Aug 08, 2017 8:20AM

Marc Jacobs Responds, Again, To Being Called Out For Cultural Appropriation

"Maybe I've been insensitive."
For his Spring 2017 show, Marc Jacobs sent a bunch of models out with pastel dreads. Ahem, Marc Jacobs sent a bunch of white models out with pastel dreads. The internet immediately told him what was wrong with that.
 
He then responded, a little too quickly, with: "And all who cry 'cultural appropriation' or whatever nonsense about any race of skin colour wearing their hair in a particular style or manner - funny how you don't criticise women of colour for straightening their hair." And so on.
 
Then, he shared an article from the Washington Post, which said that the dreads were referencing punk and Lana Wachowski and Boy George.
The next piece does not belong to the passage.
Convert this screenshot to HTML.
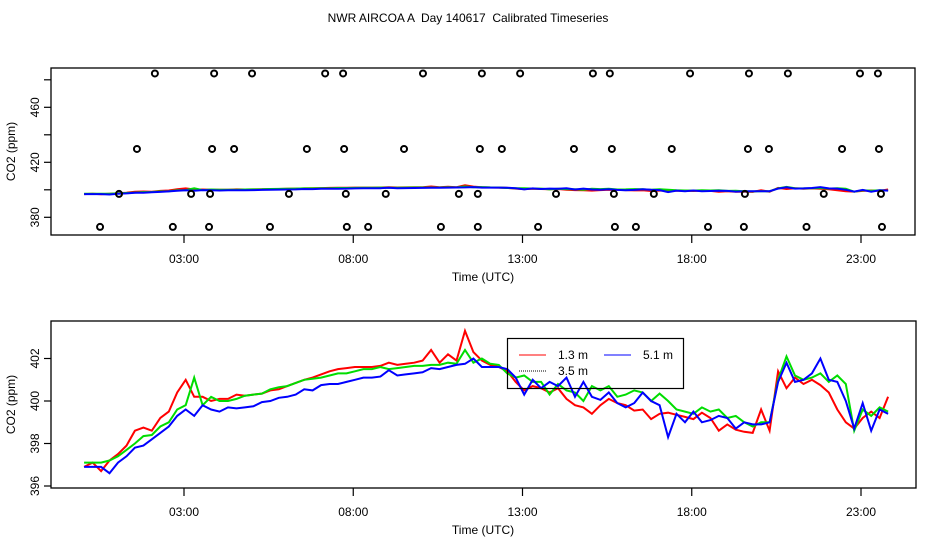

It said the inspiration was legit so that equalled zero disrespect. It was weird.
 
Today, in an interview with InStyle, he has reflected further on the sitch. "Maybe I've been insensitive," he says, next to photos on himself with hip hop icons such as LL Cool J, Salt-N-Pepa and Kurtis Blow, who're wearing his 'Respect' collection. 
 
The full quote: "What I learned from that whole thing, what caused me to pause after it died down a little bit, was that maybe I just don't have the language for this, or maybe I've been insensitive because I operate so inside my little bubble of fashion."
 
He also says: "There seems to be this strange feeling that you can be whoever you want as long as it's 'yours,' which seems very counter to the idea of cross-pollination, acceptance, and equality. Now you can't go to a music festival with feathers in your hair because it's cultural appropriation." Oh… Marc…
 
Reflecting on Marc's 'Respect' collection, LL Cool J tells InStyle, "There's an argument to be made that we should all be free to express ourselves, but I think it's good when you include artists who lifted the culture up. This is great, because instead of Marc just running with the culture, he's grabbing some people who are official and a part of that, and I think he should be commended for it. Instead of appropriation, it's a collaboration."